In this post I do a fine grained analysis of the batting performances of cricketing icons from India and also from the international scene to determine how they stack up against each other.  I perform 2 separate analyses 1) Between Indian legends (Sunil Gavaskar, Sachin Tendulkar & Rahul Dravid) and another 2) Between contemporary cricketing stars (Brian Lara, Sachin Tendulkar, Ricky Ponting and A B De Villiers)

In the world and more so in India, Tendulkar is probably placed on a higher pedestal than all other cricketers. I was curious to know how much of this adulation is justified. In “Zen and the art of motorcycle maintenance” Robert Pirsig mentions that while we cannot define Quality (in a book, music or painting) we usually know it when we see it. So do the people see an ineffable quality in Tendulkar or are they intuiting his greatness based on overall averages?

In this context, we need to keep in mind the warning that Daniel Kahnemann highlights in his book, ‘Thinking fast and slow’. Kahnemann suggests that we should regard “statistical intuition with proper suspicion and replace impression formation by computation wherever possible”. This is because our minds usually detects patterns and associations  even when none actually exist.

So this analysis tries to look deeper into these aspects by performing a detailed statistical analysis.

The data for all the batsman has been taken from ESPN Cricinfo. The data is then cleaned to remove ‘DNB’ (did not bat), ‘TDNB’ (Team did not bat) etc before generating the graphs.

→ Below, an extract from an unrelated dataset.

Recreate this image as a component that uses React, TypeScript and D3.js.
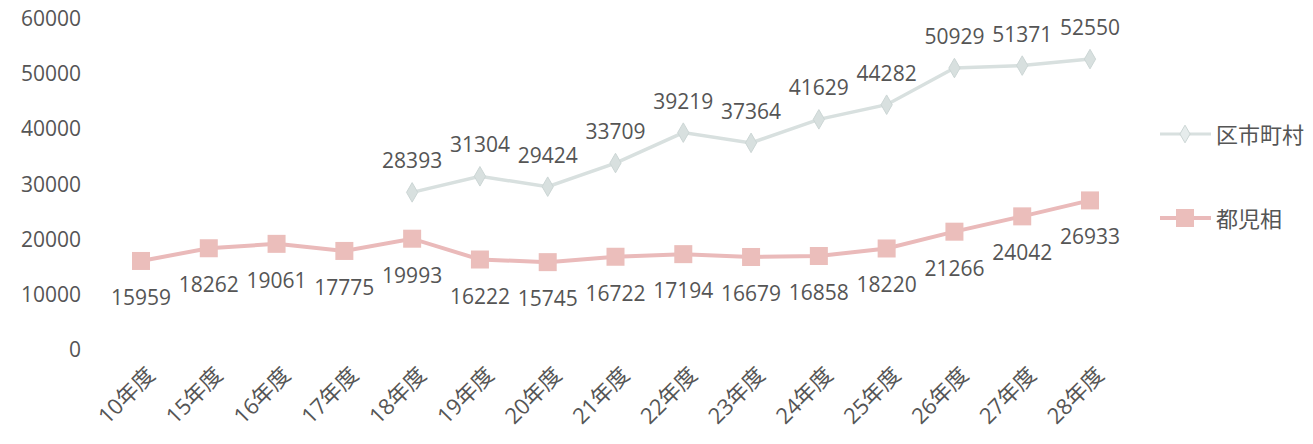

The code, data and the plots can be cloned,forked from Github at the following link bestBatsman. You should be able to use the code as-is for any other batsman you choose to.

Feel free to agree, disagree, dispute or argue with my analysis.

If you are passionate about cricket, and love analyzing cricket performances, then check out my 2 racy books on cricket! In my books, I perform detailed yet compact analysis of performances of both batsmen, bowlers besides evaluating team & match performances in Tests , ODIs, T20s & IPL. You can buy my books on cricket from Amazon at $12.99 for the paperback and $4.99/$6.99 respectively for the kindle versions. The books can be accessed at Cricket analytics with cricketr  and Beaten by sheer pace-Cricket analytics with yorkr  A must read for any cricket lover! Check it out!!

1

 

Important note: Do check out the python avatar of cricketr, ‘cricpy’ in my post ‘Introducing cricpy:A python package to analyze performances of cricketers

The batting performances of the each of the cricketers is described in 3 plots a) Combined boxplot & histogram b) Runs frequency vs Runs plot c) Mean Strike Rate vs Runs plot

A) Batting performance of Sachin Tendulkar

a) Combined Boxplot and histogram of runs scored
srt-boxhist1

The above graph is combined boxplot and a histogram. The boxplot at the top shows the 1st quantile (25th percentile) which is the left side of the green rectangle, the 3rd quantile( 75% percentile) right side of the green rectangle and the mean and the median. These values are also shown in the histogram below. The histogram gives the frequency of Runs scored in the given range for e.g (0-10, 11-20, 21-30 etc) for Tendulkar

b) Batting performance – Runs frequency vs Runs
srt-perf

The graph above plots the  best fitting curve for Runs scored in the frequency ranges.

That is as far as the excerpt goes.